A few months ago, I was asked to guest lecture on Anglicanism in a professor's Christianity in the Modern World course. I unfortunately was unable to deliver it due to time contraints and the demands of the syllabus, but I did write an essay from my notes that cover a sort of "spiritual autobiography," which recounts my conversion to Christianity, my disillusionment with Baptist life, and discovery of Anglicanism.
I will reproduce it here in several installments for your reading pleasure. Comments and questions are very welcome.
I was raised in a non-religious family, but when I was sixteen I started attending worship services with friends in a small Baptist congregation.
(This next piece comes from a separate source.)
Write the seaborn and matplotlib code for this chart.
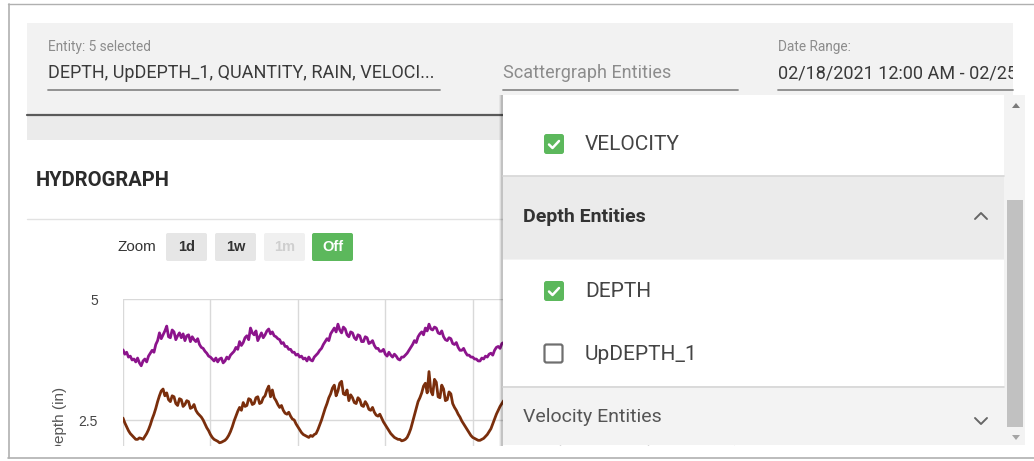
import numpy as np
import pandas as pd
import matplotlib
matplotlib.use("Agg")
import matplotlib.pyplot as plt
import seaborn as sns
from matplotlib.patches import Rectangle, FancyBboxPatch, Polygon
from matplotlib.lines import Line2D

# half-hourly readings from 02/18/2021 12:00 AM (only the part not hidden by the dropdown)
hours = [i / 2 for i in range(210)]
depth_up = [3.95, 3.86, 3.90, 3.80, 3.82, 3.74, 3.76, 3.70, 3.78, 3.68,
            3.62, 3.72, 3.76, 3.70, 3.82, 3.88, 3.94, 3.90, 4.06, 4.14,
            4.30, 4.18, 4.26, 4.34, 4.44, 4.22, 4.20, 4.36, 4.32, 4.16,
            4.24, 4.30, 4.20, 4.28, 4.14, 4.24, 4.26, 4.12, 4.22, 4.16,
            4.12, 4.18, 4.06, 4.00, 3.98, 3.92, 3.88, 3.82, 3.80, 3.76,
            3.72, 3.78, 3.70, 3.76, 3.78, 3.68, 3.72, 3.80, 3.76, 3.84,
            3.88, 3.92, 4.00, 3.96, 4.12, 4.04, 4.10, 4.20, 4.24, 4.16,
            4.40, 4.30, 4.26, 4.34, 4.14, 4.22, 4.30, 4.20, 4.26, 4.34,
            4.38, 4.28, 4.32, 4.24, 4.22, 4.18, 4.16, 4.08, 4.10, 4.02,
            4.02, 3.96, 3.96, 3.90, 3.90, 3.84, 3.86, 3.80, 3.82, 3.76,
            3.78, 3.72, 3.80, 3.74, 3.72, 3.80, 3.84, 3.88, 3.94, 3.98,
            4.06, 4.12, 4.18, 4.14, 4.28, 4.34, 4.40, 4.32, 4.48, 4.36,
            4.30, 4.42, 4.38, 4.26, 4.22, 4.32, 4.30, 4.20, 4.16, 4.26,
            4.24, 4.12, 4.12, 4.22, 4.20, 4.08, 4.10, 4.14, 4.04, 3.98,
            3.98, 3.92, 3.92, 3.96, 3.86, 3.82, 3.90, 3.84, 3.80, 3.86,
            3.82, 3.76, 3.74, 3.80, 3.80, 3.84, 3.88, 3.94, 4.00, 4.06,
            4.14, 4.10, 4.22, 4.28, 4.32, 4.26, 4.40, 4.34, 4.48, 4.38,
            4.36, 4.42, 4.40, 4.30, 4.28, 4.34, 4.22, 4.16, 4.14, 4.20,
            4.18, 4.08, 4.06, 4.10, 4.00, 3.94, 3.94, 3.98, 3.90, 3.84,
            3.84, 3.80, 3.80, 3.76, 3.76, 3.72, 3.72, 3.78, 3.76, 3.82,
            3.80, 3.86, 3.88, 3.84, 3.94, 4.00, 4.02, 3.98, 4.08, 4.10]
depth = [2.54, 2.44, 2.36, 2.28, 2.22, 2.18, 2.14, 2.10, 2.10, 2.13,
         2.12, 2.10, 2.16, 2.22, 2.30, 2.40, 2.52, 2.62, 2.74, 2.88,
         3.00, 3.10, 3.14, 3.00, 3.06, 2.92, 2.88, 3.00, 2.98, 2.84,
         2.80, 2.94, 2.92, 2.78, 2.82, 2.90, 2.88, 2.74, 2.76, 2.82,
         2.70, 2.64, 2.60, 2.56, 2.50, 2.42, 2.34, 2.28, 2.20, 2.14,
         2.10, 2.08, 2.06, 2.03, 2.04, 2.06, 2.08, 2.12, 2.18, 2.26,
         2.36, 2.48, 2.58, 2.68, 2.76, 2.70, 2.86, 2.78, 2.80, 2.94,
         2.92, 2.82, 2.84, 2.96, 2.98, 2.84, 2.86, 2.96, 3.00, 3.12,
         3.20, 2.98, 3.12, 2.96, 2.90, 2.82, 2.76, 2.80, 2.70, 2.64,
         2.62, 2.66, 2.58, 2.52, 2.50, 2.42, 2.36, 2.30, 2.24, 2.20,
         2.18, 2.16, 2.14, 2.18, 2.16, 2.20, 2.22, 2.30, 2.40, 2.50,
         2.62, 2.74, 2.84, 2.96, 3.04, 3.16, 3.22, 3.00, 3.10, 3.26,
         3.30, 3.04, 3.02, 3.12, 2.90, 3.02, 2.96, 2.86, 2.84, 2.96,
         2.92, 2.80, 2.78, 2.88, 2.82, 2.72, 2.70, 2.76, 2.66, 2.60,
         2.58, 2.62, 2.54, 2.46, 2.40, 2.34, 2.28, 2.22, 2.18, 2.14,
         2.12, 2.10, 2.10, 2.07, 2.08, 2.10, 2.14, 2.22, 2.32, 2.46,
         2.60, 2.74, 2.88, 2.96, 3.06, 3.20, 3.26, 3.06, 3.50, 3.10,
         3.02, 3.34, 3.28, 2.98, 2.96, 3.22, 3.14, 2.90, 2.92, 3.08,
         3.04, 2.84, 2.76, 2.70, 2.62, 2.56, 2.48, 2.42, 2.36, 2.30,
         2.24, 2.18, 2.14, 2.12, 2.10, 2.08, 2.08, 2.10, 2.12, 2.16,
         2.20, 2.26, 2.32, 2.42, 2.52, 2.62, 2.70, 2.78, 2.84, 2.90]
series_colors = {"UpDEPTH": "#8c148c", "DEPTH": "#7a2e0c"}
y_ticks = [0, 2.5, 5]
y_tick_labels = ["0", "2.5", "5"]
x_days = [0, 24, 48, 72, 96, 120, 144, 168]

entity_text = "DEPTH, UpDEPTH_1, QUANTITY, RAIN, VELOCI..."
date_text = "02/18/2021 12:00 AM - 02/25/2021 12:00 AM"
zoom_buttons = ["1d", "1w", "1m", "Off"]

sns.set_theme(style="white")
plt.rcParams["font.family"] = ["Roboto", "DejaVu Sans"]

W, H = 1034, 461
fig = plt.figure(figsize=(W / 100, H / 100), dpi=100)
fig.patch.set_facecolor("white")


def px_axes(z):
    a = fig.add_axes([0, 0, 1, 1], zorder=z)
    a.set_xlim(0, W)
    a.set_ylim(H, 0)
    a.axis("off")
    a.patch.set_visible(False)
    return a


def rect(a, x0, y0, x1, y1, color, **kw):
    a.add_patch(Rectangle((x0, y0), x1 - x0, y1 - y0, facecolor=color,
                          edgecolor="none", **kw))


def hline(a, x0, x1, y, color, lw=1.0):
    a.add_line(Line2D([x0, x1], [y, y], color=color, lw=lw))


# ---- background: window, filter bar, card ----
bg = px_axes(0)
rect(bg, 27, 23, 1013, 115, "#f2f2f2")
rect(bg, 27, 116, 1013, 140, "#ebebeb")
hline(bg, 27, 1013, 115.5, "#5a5a5a", 1.6)

bg.text(48, 47, "Entity: 5 selected", fontsize=9.8, color="#8c8c8c", va="center")
bg.text(48, 73, entity_text, fontsize=13, color="#3a3a3a", va="center")
hline(bg, 48, 440, 90, "#8a8a8a", 1.3)
bg.text(503, 73, "Scattergraph Entities", fontsize=13, color="#8c8c8c", va="center")
hline(bg, 503, 738, 90, "#8a8a8a", 1.3)
bg.text(778, 47, "Date Range:", fontsize=9.8, color="#8c8c8c", va="center")
bg.text(778, 73, date_text, fontsize=13, color="#3a3a3a", va="center")
hline(bg, 778, 1013, 90, "#8a8a8a", 1.3)

bg.text(36, 180, "HYDROGRAPH", fontsize=14.5, fontweight="bold", color="#2b2b2b", va="center")
hline(bg, 27, 503, 218.5, "#e2e2e2", 1.0)

bg.text(117, 247, "Zoom", fontsize=11, color="#333333", va="center",
        family="Liberation Sans")
btn_x = [166, 215, 264, 312]
btn_bg = ["#e6e6e6", "#e6e6e6", "#f0f0f0", "#5cb85c"]
btn_fg = ["#333333", "#333333", "#cfcfcf", "white"]
for lab, x0, fc, tc in zip(zoom_buttons, btn_x, btn_bg, btn_fg):
    bg.add_patch(FancyBboxPatch((x0 + 2, 235), 37, 24, boxstyle="round,pad=2,rounding_size=2",
                                facecolor=fc, edgecolor="none"))
    bg.text(x0 + 20.5, 247, lab, fontsize=10.5, fontweight="bold", color=tc,
            ha="center", va="center", family="Liberation Sans")

# ---- chart ----
ax = fig.add_axes([123 / W, 1 - 541 / H, 612 / W, 242 / H], zorder=1)
df = pd.DataFrame({
    "hour": hours * 2,
    "value": depth_up + depth,
    "series": ["UpDEPTH"] * len(hours) + ["DEPTH"] * len(hours),
})
sns.lineplot(data=df, x="hour", y="value", hue="series", palette=series_colors,
             linewidth=2.0, legend=False, ax=ax)
ax.set_xlim(0, 168)
ax.set_ylim(0, 5)
ax.set_xticks(x_days)
ax.set_xticklabels([])
ax.set_yticks(y_ticks)
ax.set_yticklabels(y_tick_labels, family="Liberation Sans", fontsize=10, color="#444444")
ax.tick_params(axis="y", length=4, width=1, color="#cccccc", pad=14)
ax.tick_params(axis="x", length=0)
ax.grid(True, color="#d9d9d9", linewidth=1)
ax.set_axisbelow(True)
for s in ax.spines.values():
    s.set_visible(False)
ax.set_xlabel("")
ax.set_ylabel("Depth (in)", family="Liberation Sans", fontsize=11, color="#555555")
ax.yaxis.set_label_coords(-0.0915, 0.5)

# ---- foreground: dropdown panel, bottom edge ----
fg = px_axes(2)
rect(fg, 1013, 55, W, 88, "white")  # date field is cut at the bar's edge
for i, al in enumerate([0.05, 0.08, 0.12]):
    rect(fg, 499 + i, 95, 503, 446, "black", alpha=al)
rect(fg, 503, 95, 1025, 445, "#f3f3f3")
rect(fg, 503, 95, 1004, 176, "white")
hline(fg, 503, 1004, 176.5, "#d6d6d6", 1.2)
rect(fg, 503, 177, 1004, 259, "#ebebeb")
rect(fg, 503, 260, 1004, 386, "white")
hline(fg, 503, 1004, 386.5, "#d6d6d6", 1.2)
rect(fg, 503, 387, 1004, 445, "#f3f3f3")

# scrollbar
rect(fg, 1007, 200, 1023, 427, "#c1c1c1")
fg.add_patch(Polygon([[1012, 108], [1020, 108], [1016, 103]], closed=True,
                     facecolor="#7a7a7a", edgecolor="none"))
fg.add_patch(Polygon([[1012, 435], [1020, 435], [1016, 440]], closed=True,
                     facecolor="#a5a5a5", edgecolor="none"))


def checkbox(a, x0, y0, checked):
    if checked:
        a.add_patch(FancyBboxPatch((x0 + 1.5, y0 + 1.5), 17, 17,
                                   boxstyle="round,pad=1.5,rounding_size=2.5",
                                   facecolor="#5cb85c", edgecolor="none"))
        a.add_line(Line2D([x0 + 5, x0 + 8.5, x0 + 15], [y0 + 10.5, y0 + 14, y0 + 7],
                          color="white", lw=1.8, solid_capstyle="round"))
    else:
        a.add_patch(FancyBboxPatch((x0 + 1.5, y0 + 1.5), 16, 16,
                                   boxstyle="round,pad=1,rounding_size=2",
                                   facecolor="white", edgecolor="#6f6f6f", lw=1.6))


checkbox(fg, 544, 134, True)
fg.text(585, 144, "VELOCITY", fontsize=15, color="#444444", va="center")
fg.text(523, 217, "Depth Entities", fontsize=14, fontweight="bold", color="#333333", va="center")
fg.add_line(Line2D([975, 981, 987], [219, 213, 219], color="#666666", lw=1.4))
checkbox(fg, 544, 281, True)
fg.text(585, 291, "DEPTH", fontsize=15, color="#444444", va="center")
checkbox(fg, 544, 344, False)
fg.text(585, 354, "UpDEPTH_1", fontsize=15, color="#444444", va="center")
fg.text(523, 417, "Velocity Entities", fontsize=14, color="#555555", va="center")
fg.add_line(Line2D([975, 981, 987], [418, 424, 418], color="#666666", lw=1.4))

# window edges
rect(fg, 9, 446, W, H, "white")
hline(fg, 8, W, 4.5, "#b0b0b0", 1.0)
hline(fg, 8, W, 457.5, "#b0b0b0", 1.2)
fg.add_line(Line2D([8.5, 8.5], [4, 458], color="#b0b0b0", lw=1.2))

fig.savefig("out.png", dpi=100, facecolor="white")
I found their religion to be very interesting, and the things they said about Jesus to be even more so. The Christians were kind to me, and I started to trust their Jesus. I had considered their God to be an aloof, voyeuristic moralist, but that congregation presented to me a Jesus who was interested in people for good reasons: he loved them.
I converted after about six months in that fellowship, at age 16. While I was a Southern Baptist Christian, it is a matter of some importance that I never got into the conservative/liberal debates of some of the folks around me; I never heard of “inerrancy,” had no questions about ordination and gender, church government or anything of the sort. (Those, by the way, are the issues that make one conservative or liberal in that world.) Those Baptists told me that the Bible was the bedrock of the faith, and being a Christian meant reading one’s Bible and praying. This remains some of the best advice I’ve ever been given, and that’s exactly what I did, with a little bit of C.S. Lewis on the side. I was very interested in the goings on of the Southern Baptist Convention in terms of mission and evangelism, however, and really wanted to do any manner of “Christian work.” During my senior year of high school I “felt a call to preach,” and even spoke in my own congregation and a couple of others on various occasions.
At 18 started attending another church that had a youth group: I wanted to be a Christian with people my own age, which I hadn’t experienced yet. I knew “church-going” kids in high school, but one discerned very quickly that the foundation of their faith was fear: a deep and abiding terror of Jesus and the hell into which he was prepared to cast them. I didn’t understand this fixation, with its endless debates on appropriate baptism, and how “sinful” one can be and still “go to heaven” or not, and whether one could really be “100% sure” this would occur. While I did hold beliefs about judgment and perdition, I didn’t share the obsession of my religious peers. I found all that stuff pretty freaky, if I may be frank. That wasn’t the Jesus I was learning about, even while reading my KJV Nelson Study Bible, which boasted as its general editor the illustrious and reverend Dr. Jerry Falwell. I read the New Testament voraciously, and developed a good familiarity with its contents during my teen years.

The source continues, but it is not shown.